* start *

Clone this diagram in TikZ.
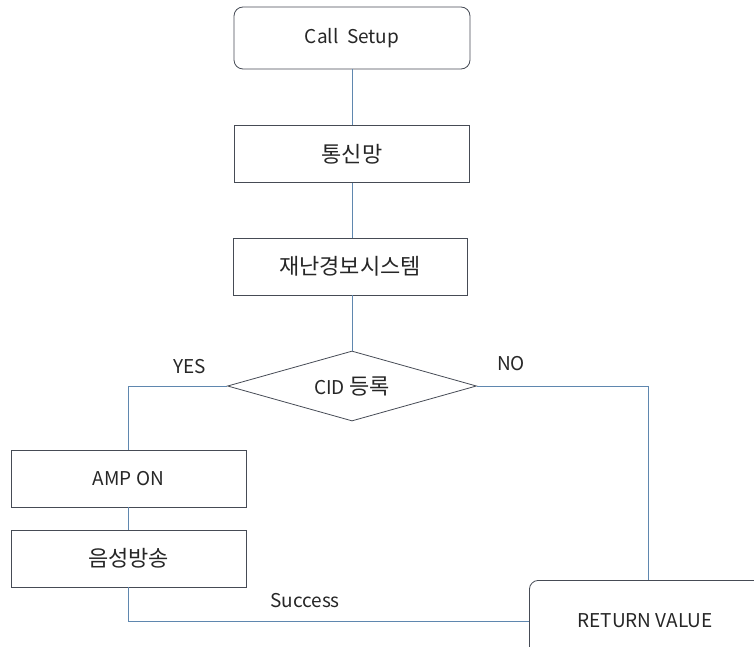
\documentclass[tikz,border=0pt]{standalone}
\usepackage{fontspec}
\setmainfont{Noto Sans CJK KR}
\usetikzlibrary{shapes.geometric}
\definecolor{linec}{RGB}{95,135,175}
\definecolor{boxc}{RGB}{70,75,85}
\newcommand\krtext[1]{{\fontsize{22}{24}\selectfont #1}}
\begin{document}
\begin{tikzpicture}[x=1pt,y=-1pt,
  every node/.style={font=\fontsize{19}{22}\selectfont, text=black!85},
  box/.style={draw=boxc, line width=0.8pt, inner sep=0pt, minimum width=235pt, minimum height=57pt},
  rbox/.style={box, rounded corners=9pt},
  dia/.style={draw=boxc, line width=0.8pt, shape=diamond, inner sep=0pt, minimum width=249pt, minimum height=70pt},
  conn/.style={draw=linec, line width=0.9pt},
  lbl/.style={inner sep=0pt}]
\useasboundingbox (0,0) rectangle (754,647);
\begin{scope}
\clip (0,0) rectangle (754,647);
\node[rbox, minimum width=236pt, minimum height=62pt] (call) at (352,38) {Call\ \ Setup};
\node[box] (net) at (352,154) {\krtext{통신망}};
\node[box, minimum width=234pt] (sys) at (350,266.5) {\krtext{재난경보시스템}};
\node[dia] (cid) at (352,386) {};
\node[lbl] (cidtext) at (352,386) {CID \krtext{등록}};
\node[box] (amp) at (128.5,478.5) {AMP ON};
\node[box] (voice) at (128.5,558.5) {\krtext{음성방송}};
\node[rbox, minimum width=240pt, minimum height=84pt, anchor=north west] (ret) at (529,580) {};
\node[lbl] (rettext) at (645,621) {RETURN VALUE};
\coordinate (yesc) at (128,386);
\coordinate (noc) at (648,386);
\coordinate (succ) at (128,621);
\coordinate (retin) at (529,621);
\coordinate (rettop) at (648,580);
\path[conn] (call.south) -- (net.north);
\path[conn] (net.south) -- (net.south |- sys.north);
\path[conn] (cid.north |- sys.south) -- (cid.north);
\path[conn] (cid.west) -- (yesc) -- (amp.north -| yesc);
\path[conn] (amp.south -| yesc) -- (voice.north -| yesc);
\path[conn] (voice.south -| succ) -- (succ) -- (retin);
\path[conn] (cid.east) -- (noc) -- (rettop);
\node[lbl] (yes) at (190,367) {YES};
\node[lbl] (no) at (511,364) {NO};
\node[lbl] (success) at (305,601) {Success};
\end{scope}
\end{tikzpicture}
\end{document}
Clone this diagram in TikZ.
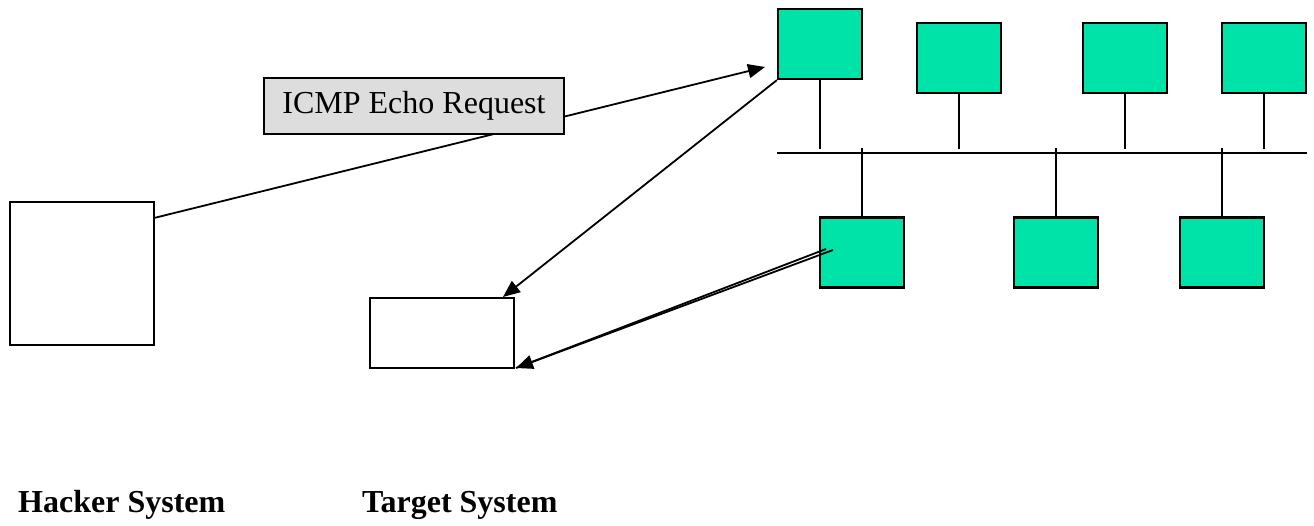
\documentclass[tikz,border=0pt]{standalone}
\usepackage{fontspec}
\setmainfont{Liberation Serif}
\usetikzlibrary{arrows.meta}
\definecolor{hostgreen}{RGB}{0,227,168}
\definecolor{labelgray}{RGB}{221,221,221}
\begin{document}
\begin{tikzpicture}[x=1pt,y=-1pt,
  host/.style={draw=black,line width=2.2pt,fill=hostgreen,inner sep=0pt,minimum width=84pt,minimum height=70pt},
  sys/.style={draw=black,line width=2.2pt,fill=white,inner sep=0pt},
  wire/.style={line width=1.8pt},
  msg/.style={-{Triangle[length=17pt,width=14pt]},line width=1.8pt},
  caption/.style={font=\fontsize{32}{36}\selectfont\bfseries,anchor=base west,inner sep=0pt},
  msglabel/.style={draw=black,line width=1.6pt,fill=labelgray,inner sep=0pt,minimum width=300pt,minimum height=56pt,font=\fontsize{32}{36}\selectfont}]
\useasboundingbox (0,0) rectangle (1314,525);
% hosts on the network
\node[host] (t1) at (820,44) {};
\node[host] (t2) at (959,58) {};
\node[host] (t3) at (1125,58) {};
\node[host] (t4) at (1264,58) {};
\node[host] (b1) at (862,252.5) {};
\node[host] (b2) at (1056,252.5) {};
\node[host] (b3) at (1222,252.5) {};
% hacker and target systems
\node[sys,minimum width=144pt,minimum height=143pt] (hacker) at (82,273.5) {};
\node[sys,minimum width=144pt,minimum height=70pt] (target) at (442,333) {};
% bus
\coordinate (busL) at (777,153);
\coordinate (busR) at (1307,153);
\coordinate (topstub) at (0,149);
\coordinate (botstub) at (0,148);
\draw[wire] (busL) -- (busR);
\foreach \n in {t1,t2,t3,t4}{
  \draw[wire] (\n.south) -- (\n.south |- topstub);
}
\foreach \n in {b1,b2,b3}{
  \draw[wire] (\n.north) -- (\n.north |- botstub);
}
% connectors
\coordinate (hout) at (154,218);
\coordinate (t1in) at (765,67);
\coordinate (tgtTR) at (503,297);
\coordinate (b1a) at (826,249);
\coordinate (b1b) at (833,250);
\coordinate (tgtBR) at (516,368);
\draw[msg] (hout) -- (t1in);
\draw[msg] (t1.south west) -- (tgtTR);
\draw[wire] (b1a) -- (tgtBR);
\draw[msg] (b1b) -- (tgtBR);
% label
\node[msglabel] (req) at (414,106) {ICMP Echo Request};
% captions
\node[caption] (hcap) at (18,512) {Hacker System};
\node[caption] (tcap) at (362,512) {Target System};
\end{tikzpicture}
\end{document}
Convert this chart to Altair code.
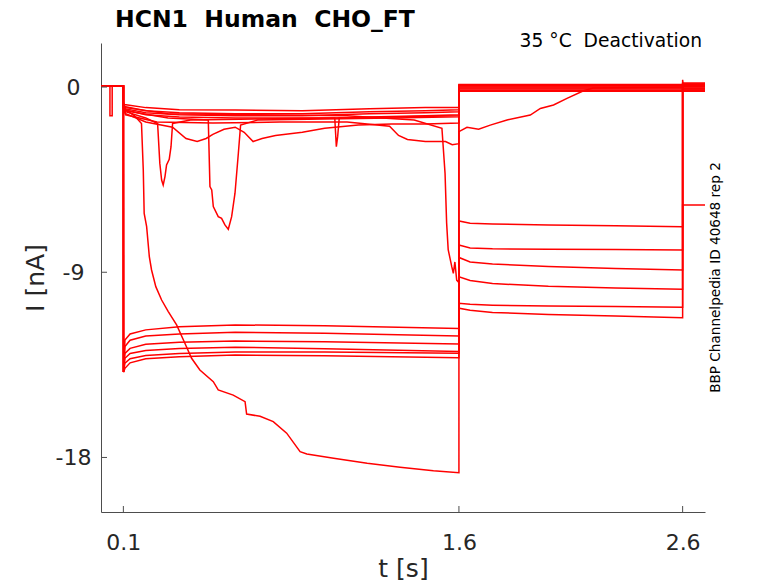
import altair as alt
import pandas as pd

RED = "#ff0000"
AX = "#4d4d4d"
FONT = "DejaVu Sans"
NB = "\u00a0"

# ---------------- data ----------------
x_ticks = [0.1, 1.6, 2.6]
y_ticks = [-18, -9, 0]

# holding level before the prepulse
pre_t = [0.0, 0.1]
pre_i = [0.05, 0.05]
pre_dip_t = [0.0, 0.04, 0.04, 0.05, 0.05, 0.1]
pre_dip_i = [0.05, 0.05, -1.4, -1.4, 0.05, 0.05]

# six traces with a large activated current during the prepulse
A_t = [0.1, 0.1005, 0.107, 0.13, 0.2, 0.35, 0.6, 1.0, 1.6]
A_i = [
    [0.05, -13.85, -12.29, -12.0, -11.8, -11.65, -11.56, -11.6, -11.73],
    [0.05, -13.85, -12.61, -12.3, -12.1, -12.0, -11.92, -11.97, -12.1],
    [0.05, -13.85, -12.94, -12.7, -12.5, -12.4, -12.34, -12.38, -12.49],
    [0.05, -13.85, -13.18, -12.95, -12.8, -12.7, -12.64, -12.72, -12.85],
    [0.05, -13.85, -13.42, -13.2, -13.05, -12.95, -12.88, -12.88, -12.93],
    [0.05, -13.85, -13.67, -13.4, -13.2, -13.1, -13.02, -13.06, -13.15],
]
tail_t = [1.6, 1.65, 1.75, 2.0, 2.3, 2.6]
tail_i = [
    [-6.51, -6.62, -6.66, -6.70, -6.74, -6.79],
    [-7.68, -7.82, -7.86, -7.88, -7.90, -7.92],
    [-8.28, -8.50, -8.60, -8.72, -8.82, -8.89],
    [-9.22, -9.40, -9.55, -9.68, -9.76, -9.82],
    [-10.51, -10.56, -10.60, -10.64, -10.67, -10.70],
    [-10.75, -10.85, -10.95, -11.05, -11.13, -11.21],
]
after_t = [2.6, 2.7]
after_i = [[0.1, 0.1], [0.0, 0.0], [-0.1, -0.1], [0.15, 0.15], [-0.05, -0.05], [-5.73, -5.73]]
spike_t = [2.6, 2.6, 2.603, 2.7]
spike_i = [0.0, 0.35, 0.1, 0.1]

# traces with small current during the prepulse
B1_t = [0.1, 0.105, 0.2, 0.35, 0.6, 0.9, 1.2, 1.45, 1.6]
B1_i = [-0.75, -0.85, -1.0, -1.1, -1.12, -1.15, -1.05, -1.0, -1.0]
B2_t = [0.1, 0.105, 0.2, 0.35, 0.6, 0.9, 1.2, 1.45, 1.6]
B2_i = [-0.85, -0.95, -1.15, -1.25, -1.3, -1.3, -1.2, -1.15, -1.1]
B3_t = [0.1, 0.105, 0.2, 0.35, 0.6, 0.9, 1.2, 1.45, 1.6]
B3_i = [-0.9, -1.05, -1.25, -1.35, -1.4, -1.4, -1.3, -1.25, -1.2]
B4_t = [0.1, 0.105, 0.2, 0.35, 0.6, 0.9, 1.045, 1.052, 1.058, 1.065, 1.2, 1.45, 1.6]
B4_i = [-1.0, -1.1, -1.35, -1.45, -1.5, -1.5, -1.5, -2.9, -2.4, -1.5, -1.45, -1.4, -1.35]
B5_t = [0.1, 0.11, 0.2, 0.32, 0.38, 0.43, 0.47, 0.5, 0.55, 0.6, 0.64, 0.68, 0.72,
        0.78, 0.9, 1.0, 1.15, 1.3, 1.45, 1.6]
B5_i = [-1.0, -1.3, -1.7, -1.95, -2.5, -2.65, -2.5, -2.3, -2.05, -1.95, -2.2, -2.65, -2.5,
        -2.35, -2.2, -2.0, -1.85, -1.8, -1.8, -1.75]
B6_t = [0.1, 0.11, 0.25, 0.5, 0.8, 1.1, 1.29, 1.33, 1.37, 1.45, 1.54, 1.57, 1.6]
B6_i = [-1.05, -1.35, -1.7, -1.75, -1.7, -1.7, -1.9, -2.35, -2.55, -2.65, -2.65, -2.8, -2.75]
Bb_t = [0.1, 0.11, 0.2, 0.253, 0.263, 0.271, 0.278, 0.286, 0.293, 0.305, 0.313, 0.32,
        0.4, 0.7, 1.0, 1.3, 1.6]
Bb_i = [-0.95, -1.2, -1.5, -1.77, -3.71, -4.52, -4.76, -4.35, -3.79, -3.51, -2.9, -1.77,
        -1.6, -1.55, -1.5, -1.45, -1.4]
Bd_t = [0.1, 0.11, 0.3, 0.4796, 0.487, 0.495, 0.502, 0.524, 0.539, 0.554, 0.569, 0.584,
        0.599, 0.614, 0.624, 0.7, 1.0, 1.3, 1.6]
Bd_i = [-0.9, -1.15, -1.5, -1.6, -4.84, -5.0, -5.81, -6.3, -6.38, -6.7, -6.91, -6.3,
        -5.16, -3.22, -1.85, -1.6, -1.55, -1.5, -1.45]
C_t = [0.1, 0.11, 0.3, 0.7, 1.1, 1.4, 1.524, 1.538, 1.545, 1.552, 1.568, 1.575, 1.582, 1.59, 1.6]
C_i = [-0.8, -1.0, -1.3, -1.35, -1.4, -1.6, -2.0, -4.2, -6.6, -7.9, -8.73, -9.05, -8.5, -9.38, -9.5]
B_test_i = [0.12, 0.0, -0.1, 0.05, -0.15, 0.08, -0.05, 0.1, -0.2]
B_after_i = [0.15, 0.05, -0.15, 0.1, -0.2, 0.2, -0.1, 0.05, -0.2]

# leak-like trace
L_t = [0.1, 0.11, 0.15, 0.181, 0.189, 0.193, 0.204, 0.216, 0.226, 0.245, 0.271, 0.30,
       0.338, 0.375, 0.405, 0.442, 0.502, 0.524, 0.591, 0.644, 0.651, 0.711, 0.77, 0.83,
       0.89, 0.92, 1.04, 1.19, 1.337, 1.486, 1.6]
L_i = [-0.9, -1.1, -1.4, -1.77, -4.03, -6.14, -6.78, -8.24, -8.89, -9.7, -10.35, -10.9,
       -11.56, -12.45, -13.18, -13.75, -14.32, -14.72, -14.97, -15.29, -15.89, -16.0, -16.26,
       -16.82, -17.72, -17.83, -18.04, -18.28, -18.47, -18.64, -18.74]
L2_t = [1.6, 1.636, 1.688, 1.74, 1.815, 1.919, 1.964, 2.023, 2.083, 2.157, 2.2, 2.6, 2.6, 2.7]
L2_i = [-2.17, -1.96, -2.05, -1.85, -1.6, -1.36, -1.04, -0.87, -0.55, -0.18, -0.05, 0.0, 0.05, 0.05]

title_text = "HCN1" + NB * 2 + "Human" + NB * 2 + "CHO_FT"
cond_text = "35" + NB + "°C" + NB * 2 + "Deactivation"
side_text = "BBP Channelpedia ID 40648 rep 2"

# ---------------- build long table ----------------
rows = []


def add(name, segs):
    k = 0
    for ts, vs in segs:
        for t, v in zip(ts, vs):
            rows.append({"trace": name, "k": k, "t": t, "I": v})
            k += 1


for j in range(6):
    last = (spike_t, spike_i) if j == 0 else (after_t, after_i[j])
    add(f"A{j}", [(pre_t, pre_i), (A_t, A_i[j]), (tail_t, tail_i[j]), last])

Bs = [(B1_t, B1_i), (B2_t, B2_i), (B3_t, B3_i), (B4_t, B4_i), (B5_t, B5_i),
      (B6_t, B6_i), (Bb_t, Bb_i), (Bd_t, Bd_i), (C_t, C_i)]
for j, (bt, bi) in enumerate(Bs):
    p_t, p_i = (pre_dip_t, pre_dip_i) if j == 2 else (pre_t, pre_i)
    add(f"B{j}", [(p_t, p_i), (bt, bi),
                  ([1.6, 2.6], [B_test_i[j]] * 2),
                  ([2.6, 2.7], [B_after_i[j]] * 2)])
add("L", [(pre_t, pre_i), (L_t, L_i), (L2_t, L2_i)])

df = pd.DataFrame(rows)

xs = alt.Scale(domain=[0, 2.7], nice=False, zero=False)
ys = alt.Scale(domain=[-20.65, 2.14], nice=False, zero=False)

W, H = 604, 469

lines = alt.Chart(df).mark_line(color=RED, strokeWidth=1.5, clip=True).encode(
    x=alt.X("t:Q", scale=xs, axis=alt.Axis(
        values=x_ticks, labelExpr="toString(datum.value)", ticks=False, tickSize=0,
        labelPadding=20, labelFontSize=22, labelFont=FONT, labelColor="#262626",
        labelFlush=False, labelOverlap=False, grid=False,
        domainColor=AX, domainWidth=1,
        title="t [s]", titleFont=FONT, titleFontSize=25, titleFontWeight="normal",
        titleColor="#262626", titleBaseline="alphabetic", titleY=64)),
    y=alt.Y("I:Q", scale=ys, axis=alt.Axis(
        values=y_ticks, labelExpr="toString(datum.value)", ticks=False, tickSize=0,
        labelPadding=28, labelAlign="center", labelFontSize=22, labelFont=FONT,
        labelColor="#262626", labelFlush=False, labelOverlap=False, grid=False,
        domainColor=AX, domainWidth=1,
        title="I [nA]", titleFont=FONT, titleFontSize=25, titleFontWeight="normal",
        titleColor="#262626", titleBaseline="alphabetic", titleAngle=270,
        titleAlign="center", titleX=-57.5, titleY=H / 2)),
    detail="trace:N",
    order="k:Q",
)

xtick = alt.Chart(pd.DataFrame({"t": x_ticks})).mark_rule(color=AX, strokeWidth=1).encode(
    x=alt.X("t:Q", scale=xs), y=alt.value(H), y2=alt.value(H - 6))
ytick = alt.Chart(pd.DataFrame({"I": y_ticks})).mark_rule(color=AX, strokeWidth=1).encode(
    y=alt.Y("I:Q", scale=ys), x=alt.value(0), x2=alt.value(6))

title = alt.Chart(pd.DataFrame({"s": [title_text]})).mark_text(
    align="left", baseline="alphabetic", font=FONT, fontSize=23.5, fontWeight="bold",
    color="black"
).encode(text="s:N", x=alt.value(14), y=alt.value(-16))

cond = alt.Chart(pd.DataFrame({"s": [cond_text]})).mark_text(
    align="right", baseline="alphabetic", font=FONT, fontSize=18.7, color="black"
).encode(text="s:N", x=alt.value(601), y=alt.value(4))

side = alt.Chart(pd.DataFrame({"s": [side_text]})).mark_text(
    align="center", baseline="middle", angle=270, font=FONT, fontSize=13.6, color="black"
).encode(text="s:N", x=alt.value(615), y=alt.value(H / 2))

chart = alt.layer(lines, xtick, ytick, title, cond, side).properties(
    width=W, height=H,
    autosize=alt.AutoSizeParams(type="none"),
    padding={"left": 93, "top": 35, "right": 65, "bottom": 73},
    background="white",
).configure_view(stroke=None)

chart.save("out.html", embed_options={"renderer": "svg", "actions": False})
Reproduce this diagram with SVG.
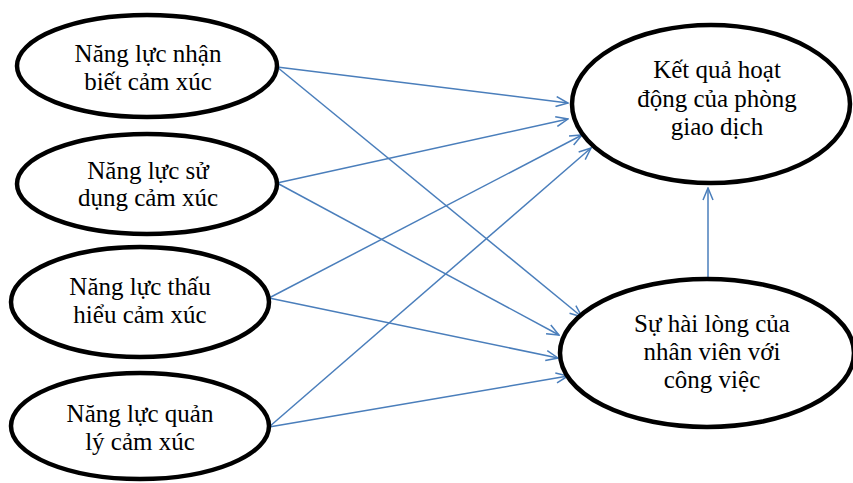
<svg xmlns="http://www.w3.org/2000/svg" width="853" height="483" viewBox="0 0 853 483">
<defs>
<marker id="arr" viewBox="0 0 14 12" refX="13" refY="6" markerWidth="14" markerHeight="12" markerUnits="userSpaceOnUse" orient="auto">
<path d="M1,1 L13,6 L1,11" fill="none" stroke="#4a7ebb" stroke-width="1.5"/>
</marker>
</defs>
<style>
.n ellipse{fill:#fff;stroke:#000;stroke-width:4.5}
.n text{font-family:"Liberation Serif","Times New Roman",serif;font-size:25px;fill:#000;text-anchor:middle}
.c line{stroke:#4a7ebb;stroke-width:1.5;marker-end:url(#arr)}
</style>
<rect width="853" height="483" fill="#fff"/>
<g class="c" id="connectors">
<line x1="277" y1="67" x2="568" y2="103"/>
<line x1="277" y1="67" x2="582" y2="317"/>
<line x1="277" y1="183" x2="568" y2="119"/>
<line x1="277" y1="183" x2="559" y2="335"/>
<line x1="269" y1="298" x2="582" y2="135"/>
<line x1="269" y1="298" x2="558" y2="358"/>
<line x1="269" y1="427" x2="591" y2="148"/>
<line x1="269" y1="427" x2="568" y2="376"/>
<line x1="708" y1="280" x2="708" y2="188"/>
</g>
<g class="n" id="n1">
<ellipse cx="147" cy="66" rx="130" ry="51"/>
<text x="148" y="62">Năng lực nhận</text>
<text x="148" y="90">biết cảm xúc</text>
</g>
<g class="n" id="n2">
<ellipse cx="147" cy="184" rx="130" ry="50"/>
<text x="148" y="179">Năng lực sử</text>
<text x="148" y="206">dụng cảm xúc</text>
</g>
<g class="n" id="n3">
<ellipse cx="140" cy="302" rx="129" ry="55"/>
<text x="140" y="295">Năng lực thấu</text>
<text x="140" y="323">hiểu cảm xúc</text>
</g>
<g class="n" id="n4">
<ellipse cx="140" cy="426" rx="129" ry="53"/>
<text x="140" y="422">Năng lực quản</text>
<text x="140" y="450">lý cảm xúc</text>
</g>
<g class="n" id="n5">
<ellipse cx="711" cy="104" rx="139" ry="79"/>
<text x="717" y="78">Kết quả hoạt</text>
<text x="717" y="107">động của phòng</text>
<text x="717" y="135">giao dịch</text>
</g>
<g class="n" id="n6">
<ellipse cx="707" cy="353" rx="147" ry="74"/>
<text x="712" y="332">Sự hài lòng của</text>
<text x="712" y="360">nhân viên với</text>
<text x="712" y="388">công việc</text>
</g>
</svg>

* end *

• **AIM**
Gather each line of the records holding the string "this".

• **REPLY**
Clone this diagram in TikZ.
Clone this diagram in TikZ.
Convert this chart to Altair code.
Reproduce this diagram with SVG.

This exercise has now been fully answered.